The cartoon and images below show the liquid bridge geometry (a) and images of the lamellar phase during (b,c) and just after pinch-off (d).  The relevant scaling parameters are the minimum radius Rmin, the axial lenth scale z, and the bridge profile h(z,t).

 As seen in (a) below, the minimum radius Rmin decreases with time to pinch-off as a power-law  with exponent of 0.62.  We then conduct a scaling analysis and look for universal scaling behavior.  First, we define H = h(z,t)/Rmin.  This definition ensures that for each time the profile vertex is at (x,y)=(1,0), as seen in (b).  The four curves are for the times indicated by arrows in (a).  We then determine the axial scaling by first defining z*=z-z0 (where z0 is the location of Rmin) and then extracting the z* values at H=2 (c).  We find that z* versus time to pinch-off also scales as a power law with exponent of 0.36.  Using the axial scaling, we scale the vertical axis by t0.36 or equivalenty Rmin0.58 in (d).  (d) shows that indeed this scaling collapses the bridge profiles onto a single similarity solution.

We have performed continous bulk rheological expermiments and find the stress varies with shear rate with the same power-law as the minimum radius with time to pinch-off in our liquid bridge experiments (see below).  These results agree with recent theories [see the references within our paper on the publications page].  We now have the first experimental evidence that such fluids shear thin with the same rate dependent viscosity in both bulk and extensional flows.

 

By introducing a new imaging configuration, we can utilize the birefringent nature of these materials and image the alignment of the lamellar grains during the pinch-off process.  Shear thinning in lamellar fluids can occur when the grains align along the shear direction.  The pictures below are before (a) extension and during (b) final pinch-off.  Our new imaging configuration confirms that indeed the lamellar grains are aligning along the axial flow direction.

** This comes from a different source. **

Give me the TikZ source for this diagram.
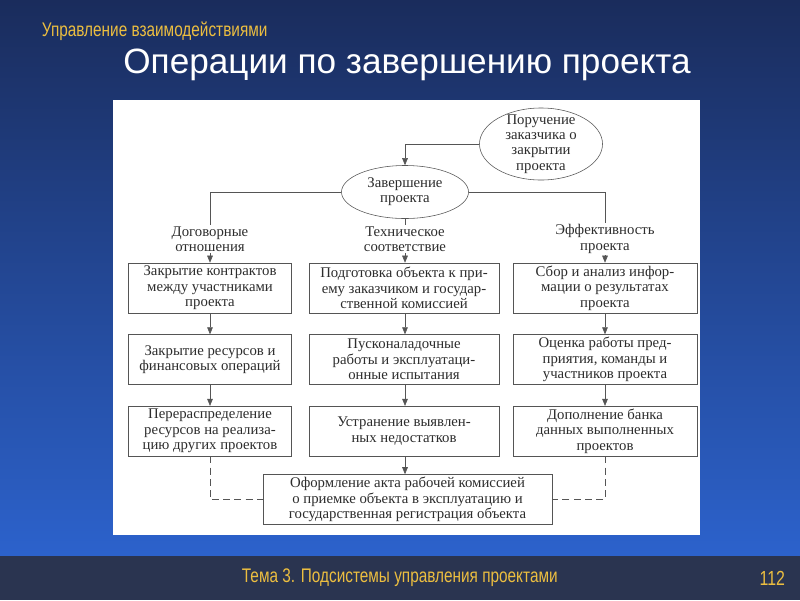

We have shown that the universal behavior is in fact partial: we can break it down.  The universal behavior will break down at the size of the lamellar domain, which we can change by pre-shearing the fluid.  The images below show the birefringence before breakup (a) and an image of the bridge profile just prior to pinch-off (b).  The large yellow streak in (a) shows how before pinch-off, the lamellar grains have already coarsened.  The difference in bridge profile in (b) occurs when the minimum radius is approx. 10 microns.  At this point, the region of the minimum radius elongates and the rate of thinning decreases.

 

To generalize these results, we have performed equivalent experiments with the thermotropic liquid crystal 8CB.  At room temperature 8CB is in the smectic-A phase, having the same mathematical order as the lamellar phase.  The image below shows the fluid just prior to pinch-off.  As with the lamellar phase, 8CB in the smectic phase shows universal scaling behavior in which bridge profiles collapse onto a single similarity solution.  Bulk rheology experiments have shown that the stress varies with shear rate with the same power-law as we find for the minimum radius versus time to pinch-off.  Also equivalent with the lamellar phase, this universal behavior breaks down when the fluid is pre-sheared. 

As a final test of the role played by the smectic-A liquid crystalline order in the pinch-off dynamics, we have also performed experiments on 8CB in the nematic phase.  For the nematic phase, the pinch-off dynamics are completely different.  During final pinch-off, the minimum radius versus time to pinch-off initially scales as a power-law with slope approx. 1.50, and then the thinning of the bridge slows significantly.  Unlike the lamellar phase of surfactant and the smectic-A phase of 8CB, there is a satellite drop produced in the nematic phase of 8CB ( images below).  The pinch-off behavior in the nematic phase of 8CB is equivalent to the behavior seen in the dense micellar (just below the isotropic-hexagonal transition) and the reverse-micellar phases of the surfactant system.  The similarities in the nematic phase of 8CB and the dense micellar/reverse-micellar phases of the surfactant system suggest that the micelles/reverse-micelles act like rigid rods and not 'wormlike' micelles.  We are currently working on a concise explanation for this.